Leaders want and sometimes expect to be liked, listened to and respected. So when you hear through the grapevine that your leadership style is on the nose and perhaps you’re not as cool as you thought, it can be pretty devastating.
But count yourself lucky.
Nobody wants to work for someone who is ineffective or even impossible to work with. But very few employees will give feedback when it’s happening. It’s not unusual to find yourself the last man or woman standing – and then find out it’s because nobody liked your style. That’s painful.
Most employees avoid giving feedback upwards and simply find greener pastures. So, if you’re savvy enough to sense that things are turning sour before they completely unravel, take advantage. Get to work on your leadership style.
That means digging deep and doing some self-analysis. A great place to start is with these top five ‘impossible leader’ behaviours. How does your style compare?
1. EXPECTING THEM TO READ YOUR MIND
As a species we’re not able to read minds and yet some managers appear to expect their team to have psychic powers. Whatever it is you’re communicating – direction, praise, information, or a thumbs up emoji – it needs to be made explicit. Say things out loud, send a detailed email, deliver a project brief. If your team isn’t crystal clear about what you expect of them, when they’re on the right track, or when you want a change of direction or focus, confusion, mistakes and frustration will be the result. The reason? The key specifics, deliverables and expectations were not delivered - by you. Big mistake!
2. TUNING OUT, NOT IN
Employees want to be able to talk to their leaders. More importantly, they want to be heard. Doesn’t matter whether it’s a question about new software, project feedback, or job frustrations. Tuning out? Well you potentially leave them high and dry with little opportunity for moving forward. When an employee gets stuck, a small situation can become an insurmountable one – without your guidance. An open door policy needs to mean just that. Open your door, and your ears – and really listen.
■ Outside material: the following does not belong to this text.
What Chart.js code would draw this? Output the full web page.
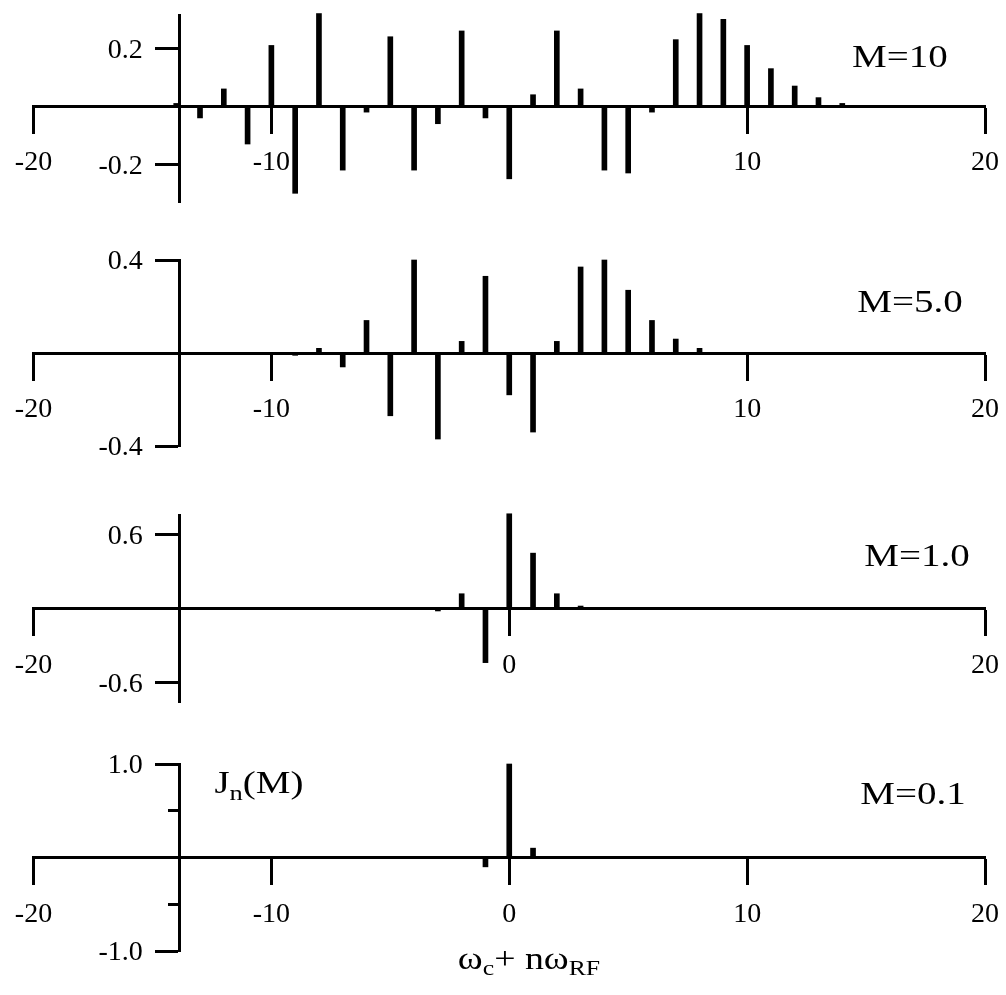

3. PURVEYOR OF EMPTY PROMISES
Promises, promises. If you don’t follow through on them, it’s #yawn. Employees are like children in that they remember what you’ve committed to, and what you’ve followed through with. When your list of follow-through deliverables is too long and it becomes clear you have no real interest in closing it off, you’re sending a clear message to the workforce – that you can’t be trusted, and nor can your word.
4. ALWAYS RIGHT
There’s no polite way of saying this. People who insist on being right are impossible to deal with in any situation. They’re particularly damaging in the workplace. If this is your style as a manager, it promises to squash any prospect of those around you feeling empowered in your presence. Are you the type who looks something up on Google mid-conversation to prove your point? Classic. Time to step back, humble up and get your team around you for more of a mutual exchange.
5. CHANGE RESISTANT
Without change, innovation is impossible, and yet leaders can find themselves resisting it. Change brings risk, and responsibility. But if your team or employee presents you with an idea and you reject it out of hand, even if it promises real growth, then there’s a problem. It’s normal to harbor some fear and trepidation, but when this translates to anxiety or worse, if your negative outlook starts to catastrophise things, moving forward becomes impossible - and extremely frustrating for those around you. Find a way of managing change - and even embracing it.
TIME TO WANT IT!
Marshall Goldsmith is an expert of epic proportions on the subject of leadership. He’s been rated #1 Leadership Thinker and one of the Top Ten Most Influential Business Thinkers in the World, a top-ranked Executive Coach at the 2013 biennial Thinkers50 ceremony, and twice a New York Times best-seller.
Goldsmith famously says the clients he spends the least time with are the ones who improve the most, and those he spends the most time with often improve the least. Great leadership emerges in a person not when they are told they have the potential to be better, but when they realise it for themselves – and want it. This gives you the drive and self-awareness to create change in yourself.
Self-awareness and an ability to dig deep are at the centre of our ability to learn and lead. It’s all down to us, because it’s rare that someone whose salary you authorise will be courageous enough to tell you what they really think. So, if you scored marks on this list of impossible behaviours - it’s time to challenge your leadership style.
We’ll give Goldsmith the final say. ’The less we focus on ourselves the more we benefit. It’s an interesting equation: Less me. More them. Equals success. Try it.’